Here are records with pictures in them. Copy all of them exactly and leave the pictures out.

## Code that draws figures
· · · ·

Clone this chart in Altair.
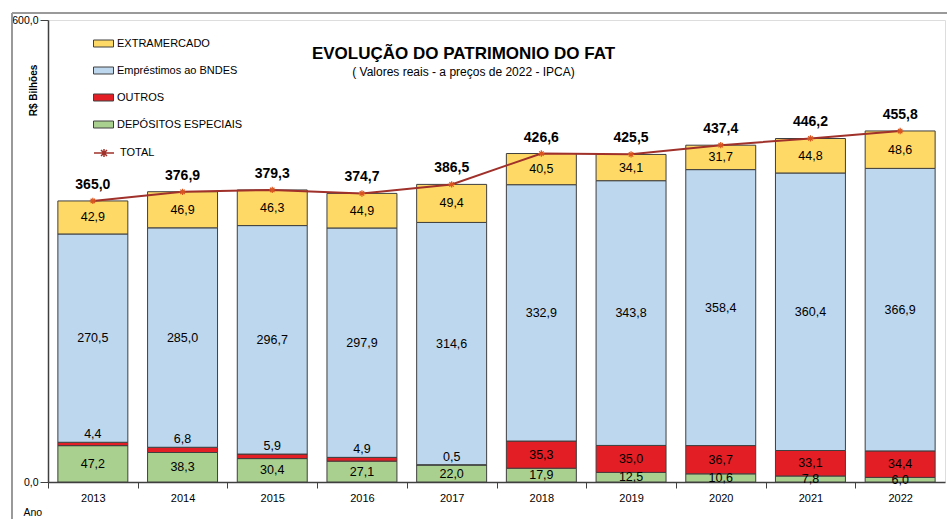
import altair as alt
import pandas as pd

anos = ["2013", "2014", "2015", "2016", "2017", "2018", "2019", "2020", "2021", "2022"]
depositos = [47.2, 38.3, 30.4, 27.1, 22.0, 17.9, 12.5, 10.6, 7.8, 6.0]
outros = [4.4, 6.8, 5.9, 4.9, 0.5, 35.3, 35.0, 36.7, 33.1, 34.4]
bndes = [270.5, 285.0, 296.7, 297.9, 314.6, 332.9, 343.8, 358.4, 360.4, 366.9]
extra = [42.9, 46.9, 46.3, 44.9, 49.4, 40.5, 34.1, 31.7, 44.8, 48.6]
total = [365.0, 376.9, 379.3, 374.7, 386.5, 426.6, 425.5, 437.4, 446.2, 455.8]

stack_series = ["DEPÓSITOS ESPECIAIS", "OUTROS", "Empréstimos ao BNDES", "EXTRAMERCADO"]
stack_values = [depositos, outros, bndes, extra]
legend_order = ["EXTRAMERCADO", "Empréstimos ao BNDES", "OUTROS", "DEPÓSITOS ESPECIAIS"]
legend_colors = ["#FFD966", "#BDD7EE", "#E41E25", "#A9D08E"]

FONT = "Liberation Sans"


def fmt(v):
    return f"{v:.1f}".replace(".", ",")


rows = []
for i, ano in enumerate(anos):
    base = 0.0
    for s, vals in zip(stack_series, stack_values):
        v = vals[i]
        rows.append({
            "ano": ano, "serie": s, "valor": v,
            "start": base, "end": base + v, "mid": base + v / 2,
            "label": fmt(v),
            "above": (s == "OUTROS" and v < 10),
        })
        base += v
df = pd.DataFrame(rows)

tot = pd.DataFrame({"ano": anos, "total": total, "label": [fmt(v) for v in total],
                    "serie": ["TOTAL"] * len(anos)})

band = 897 / 10

x_enc = alt.X(
    "ano:N",
    sort=anos,
    scale=alt.Scale(paddingInner=0.22, paddingOuter=0.11),
    axis=alt.Axis(
        title="Ano", labelAngle=0, tickOffset=-band / 2, labelOffset=band / 2,
        tickSize=6, tickColor="#404040", domainColor="#404040", domainWidth=1.5,
        labelFontSize=11, labelFont=FONT, labelColor="#000000", labelPadding=4,
        titleFont=FONT, titleFontSize=10.5, titleFontWeight="normal", titleColor="#000000",
        titleX=-25, titleY=30, titleAlign="left", titleBaseline="middle",
    ),
)

y_scale = alt.Scale(domain=[0, 600], nice=False)
y_axis = alt.Axis(
    title="R$ Bilhões", values=[0, 600], grid=False,
    labelExpr="replace(format(datum.value, '.1f'), '.', ',')",
    tickSize=8, tickColor="#404040", domainColor="#404040", domainWidth=1.5,
    labelFontSize=10.5, labelFont=FONT, labelColor="#000000", labelPadding=2,
    titleFont=FONT, titleFontSize=10, titleFontWeight="bold", titleColor="#000000",
    titleX=-15, titleY=70, titleAngle=270, titleAlign="center", titleBaseline="middle",
)

rect_path = "M-1,-0.35H1V0.35H-1Z"
total_path = "M-1,0H1M-0.3,-0.3L0.3,0.3M-0.3,0.3L0.3,-0.3M0,-0.4V0.4M-0.4,0H0.4"
star_path = "M-1,0H1M0,-1V1M-0.7,-0.7L0.7,0.7M-0.7,0.7L0.7,-0.7"

bars = alt.Chart(df).mark_bar(stroke="#3F3F3F", strokeWidth=1).encode(
    x=x_enc,
    y=alt.Y("start:Q", scale=y_scale, axis=y_axis),
    y2="end:Q",
    fill=alt.Fill(
        "serie:N",
        scale=alt.Scale(domain=legend_order, range=legend_colors),
        legend=alt.Legend(
            orient="none", legendX=45, legendY=13, title=None,
            symbolType=rect_path, symbolSize=400, symbolStrokeColor="#404040",
            symbolStrokeWidth=1, symbolOpacity=1, labelFontSize=11, labelFont=FONT,
            labelColor="#000000", rowPadding=11, labelOffset=3, padding=0,
        ),
    ),
)

txt_mid = alt.Chart(df).transform_filter("!datum.above").mark_text(
    fontSize=12.5, font=FONT, color="#000000", baseline="middle"
).encode(x=alt.X("ano:N", sort=anos), y=alt.Y("mid:Q"), text="label:N")

txt_above = alt.Chart(df).transform_filter("datum.above").mark_text(
    fontSize=12.5, font=FONT, color="#000000", baseline="middle", dy=-8
).encode(x=alt.X("ano:N", sort=anos), y=alt.Y("end:Q"), text="label:N")

line = alt.Chart(tot).mark_line(strokeWidth=2).encode(
    x=alt.X("ano:N", sort=anos),
    y=alt.Y("total:Q"),
    stroke=alt.Stroke(
        "serie:N",
        scale=alt.Scale(domain=["TOTAL"], range=["#A0302A"]),
        legend=alt.Legend(
            orient="none", legendX=45, legendY=122, title=None,
            symbolType=total_path, symbolSize=400, symbolStrokeWidth=1.5,
            labelFontSize=11, labelFont=FONT, labelColor="#000000",
            labelOffset=5, padding=0,
        ),
    ),
)

pts = alt.Chart(tot).mark_point(
    shape=star_path, size=40, filled=False, stroke="#D9541E", strokeWidth=1.2, opacity=1
).encode(x=alt.X("ano:N", sort=anos), y=alt.Y("total:Q"))

tot_txt = alt.Chart(tot).mark_text(
    fontSize=14, font=FONT, fontWeight="bold", color="#000000", baseline="middle", dy=-16
).encode(x=alt.X("ano:N", sort=anos), y=alt.Y("total:Q"), text="label:N")

# outer frame of the picture (decoration)
frame_top = alt.Chart(tot).mark_rule(color="#9A9A9A", strokeWidth=1.2).encode(
    x=alt.value(-36), x2=alt.value(899), y=alt.value(-7)
)
frame_left = alt.Chart(tot).mark_rule(color="#9A9A9A", strokeWidth=1.2).encode(
    x=alt.value(-36), y=alt.value(-7), y2=alt.value(499)
)

chart = alt.layer(frame_top, frame_left, bars, txt_mid, txt_above, line, pts, tot_txt).properties(
    width=897, height=462,
    autosize=alt.AutoSizeParams(type="none"),
    padding={"left": 48, "top": 20, "right": 2, "bottom": 37},
    title=alt.TitleParams(
        text="EVOLUÇÃO DO PATRIMONIO DO FAT",
        subtitle="( Valores reais - a preços de 2022 - IPCA)",
        anchor="middle", dx=-33, offset=-67, frame="group", orient="top",
        font=FONT, fontSize=17, fontWeight="bold", color="#000000",
        subtitleFont=FONT, subtitleFontSize=12, subtitleColor="#000000", subtitlePadding=4,
    ),
).configure_view(
    fill="#E2EFDA", stroke="#8C8C8C", strokeWidth=1.5
).configure(background="#FFFFFF")

chart.save("out.html", embed_options={"renderer": "svg", "actions": False})
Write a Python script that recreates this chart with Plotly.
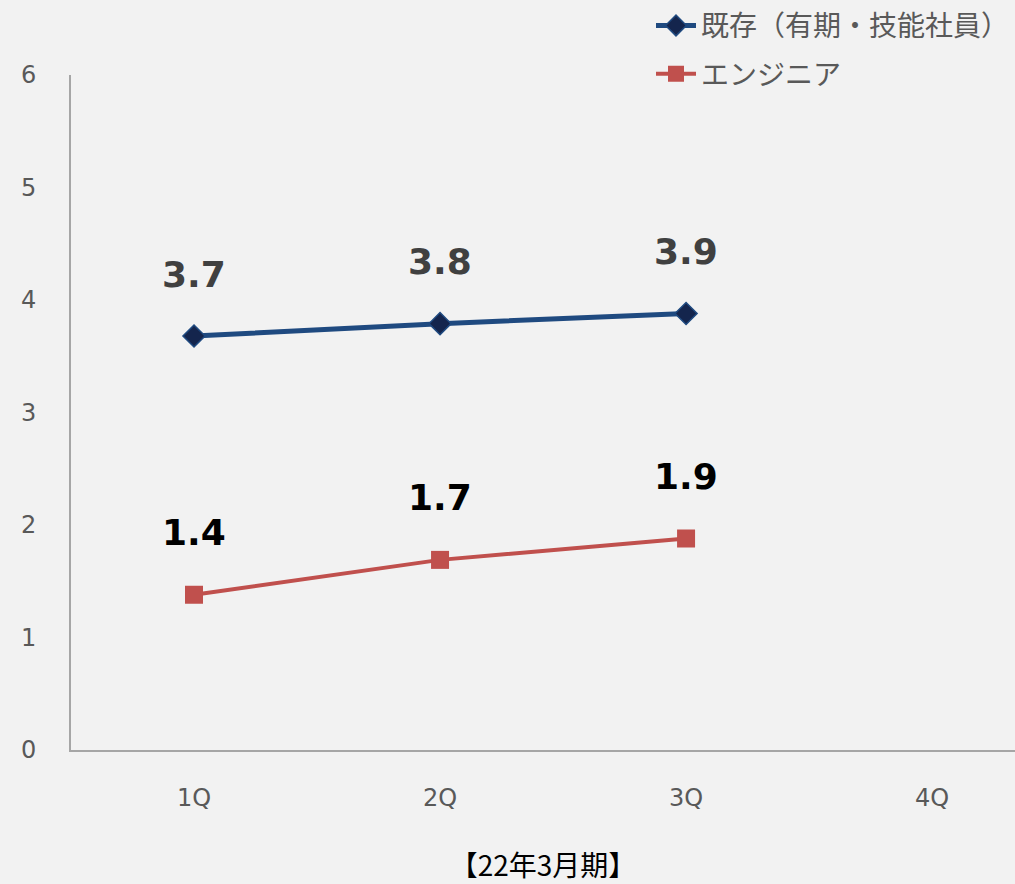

· · · ·

## Answer in full
Clone this chart in Altair.
import altair as alt
import pandas as pd

anos = ["2013", "2014", "2015", "2016", "2017", "2018", "2019", "2020", "2021", "2022"]
depositos = [47.2, 38.3, 30.4, 27.1, 22.0, 17.9, 12.5, 10.6, 7.8, 6.0]
outros = [4.4, 6.8, 5.9, 4.9, 0.5, 35.3, 35.0, 36.7, 33.1, 34.4]
bndes = [270.5, 285.0, 296.7, 297.9, 314.6, 332.9, 343.8, 358.4, 360.4, 366.9]
extra = [42.9, 46.9, 46.3, 44.9, 49.4, 40.5, 34.1, 31.7, 44.8, 48.6]
total = [365.0, 376.9, 379.3, 374.7, 386.5, 426.6, 425.5, 437.4, 446.2, 455.8]

stack_series = ["DEPÓSITOS ESPECIAIS", "OUTROS", "Empréstimos ao BNDES", "EXTRAMERCADO"]
stack_values = [depositos, outros, bndes, extra]
legend_order = ["EXTRAMERCADO", "Empréstimos ao BNDES", "OUTROS", "DEPÓSITOS ESPECIAIS"]
legend_colors = ["#FFD966", "#BDD7EE", "#E41E25", "#A9D08E"]

FONT = "Liberation Sans"


def fmt(v):
    return f"{v:.1f}".replace(".", ",")


rows = []
for i, ano in enumerate(anos):
    base = 0.0
    for s, vals in zip(stack_series, stack_values):
        v = vals[i]
        rows.append({
            "ano": ano, "serie": s, "valor": v,
            "start": base, "end": base + v, "mid": base + v / 2,
            "label": fmt(v),
            "above": (s == "OUTROS" and v < 10),
        })
        base += v
df = pd.DataFrame(rows)

tot = pd.DataFrame({"ano": anos, "total": total, "label": [fmt(v) for v in total],
                    "serie": ["TOTAL"] * len(anos)})

band = 897 / 10

x_enc = alt.X(
    "ano:N",
    sort=anos,
    scale=alt.Scale(paddingInner=0.22, paddingOuter=0.11),
    axis=alt.Axis(
        title="Ano", labelAngle=0, tickOffset=-band / 2, labelOffset=band / 2,
        tickSize=6, tickColor="#404040", domainColor="#404040", domainWidth=1.5,
        labelFontSize=11, labelFont=FONT, labelColor="#000000", labelPadding=4,
        titleFont=FONT, titleFontSize=10.5, titleFontWeight="normal", titleColor="#000000",
        titleX=-25, titleY=30, titleAlign="left", titleBaseline="middle",
    ),
)

y_scale = alt.Scale(domain=[0, 600], nice=False)
y_axis = alt.Axis(
    title="R$ Bilhões", values=[0, 600], grid=False,
    labelExpr="replace(format(datum.value, '.1f'), '.', ',')",
    tickSize=8, tickColor="#404040", domainColor="#404040", domainWidth=1.5,
    labelFontSize=10.5, labelFont=FONT, labelColor="#000000", labelPadding=2,
    titleFont=FONT, titleFontSize=10, titleFontWeight="bold", titleColor="#000000",
    titleX=-15, titleY=70, titleAngle=270, titleAlign="center", titleBaseline="middle",
)

rect_path = "M-1,-0.35H1V0.35H-1Z"
total_path = "M-1,0H1M-0.3,-0.3L0.3,0.3M-0.3,0.3L0.3,-0.3M0,-0.4V0.4M-0.4,0H0.4"
star_path = "M-1,0H1M0,-1V1M-0.7,-0.7L0.7,0.7M-0.7,0.7L0.7,-0.7"

bars = alt.Chart(df).mark_bar(stroke="#3F3F3F", strokeWidth=1).encode(
    x=x_enc,
    y=alt.Y("start:Q", scale=y_scale, axis=y_axis),
    y2="end:Q",
    fill=alt.Fill(
        "serie:N",
        scale=alt.Scale(domain=legend_order, range=legend_colors),
        legend=alt.Legend(
            orient="none", legendX=45, legendY=13, title=None,
            symbolType=rect_path, symbolSize=400, symbolStrokeColor="#404040",
            symbolStrokeWidth=1, symbolOpacity=1, labelFontSize=11, labelFont=FONT,
            labelColor="#000000", rowPadding=11, labelOffset=3, padding=0,
        ),
    ),
)

txt_mid = alt.Chart(df).transform_filter("!datum.above").mark_text(
    fontSize=12.5, font=FONT, color="#000000", baseline="middle"
).encode(x=alt.X("ano:N", sort=anos), y=alt.Y("mid:Q"), text="label:N")

txt_above = alt.Chart(df).transform_filter("datum.above").mark_text(
    fontSize=12.5, font=FONT, color="#000000", baseline="middle", dy=-8
).encode(x=alt.X("ano:N", sort=anos), y=alt.Y("end:Q"), text="label:N")

line = alt.Chart(tot).mark_line(strokeWidth=2).encode(
    x=alt.X("ano:N", sort=anos),
    y=alt.Y("total:Q"),
    stroke=alt.Stroke(
        "serie:N",
        scale=alt.Scale(domain=["TOTAL"], range=["#A0302A"]),
        legend=alt.Legend(
            orient="none", legendX=45, legendY=122, title=None,
            symbolType=total_path, symbolSize=400, symbolStrokeWidth=1.5,
            labelFontSize=11, labelFont=FONT, labelColor="#000000",
            labelOffset=5, padding=0,
        ),
    ),
)

pts = alt.Chart(tot).mark_point(
    shape=star_path, size=40, filled=False, stroke="#D9541E", strokeWidth=1.2, opacity=1
).encode(x=alt.X("ano:N", sort=anos), y=alt.Y("total:Q"))

tot_txt = alt.Chart(tot).mark_text(
    fontSize=14, font=FONT, fontWeight="bold", color="#000000", baseline="middle", dy=-16
).encode(x=alt.X("ano:N", sort=anos), y=alt.Y("total:Q"), text="label:N")

# outer frame of the picture (decoration)
frame_top = alt.Chart(tot).mark_rule(color="#9A9A9A", strokeWidth=1.2).encode(
    x=alt.value(-36), x2=alt.value(899), y=alt.value(-7)
)
frame_left = alt.Chart(tot).mark_rule(color="#9A9A9A", strokeWidth=1.2).encode(
    x=alt.value(-36), y=alt.value(-7), y2=alt.value(499)
)

chart = alt.layer(frame_top, frame_left, bars, txt_mid, txt_above, line, pts, tot_txt).properties(
    width=897, height=462,
    autosize=alt.AutoSizeParams(type="none"),
    padding={"left": 48, "top": 20, "right": 2, "bottom": 37},
    title=alt.TitleParams(
        text="EVOLUÇÃO DO PATRIMONIO DO FAT",
        subtitle="( Valores reais - a preços de 2022 - IPCA)",
        anchor="middle", dx=-33, offset=-67, frame="group", orient="top",
        font=FONT, fontSize=17, fontWeight="bold", color="#000000",
        subtitleFont=FONT, subtitleFontSize=12, subtitleColor="#000000", subtitlePadding=4,
    ),
).configure_view(
    fill="#E2EFDA", stroke="#8C8C8C", strokeWidth=1.5
).configure(background="#FFFFFF")

chart.save("out.html", embed_options={"renderer": "svg", "actions": False})
Write a Python script that recreates this chart with Plotly.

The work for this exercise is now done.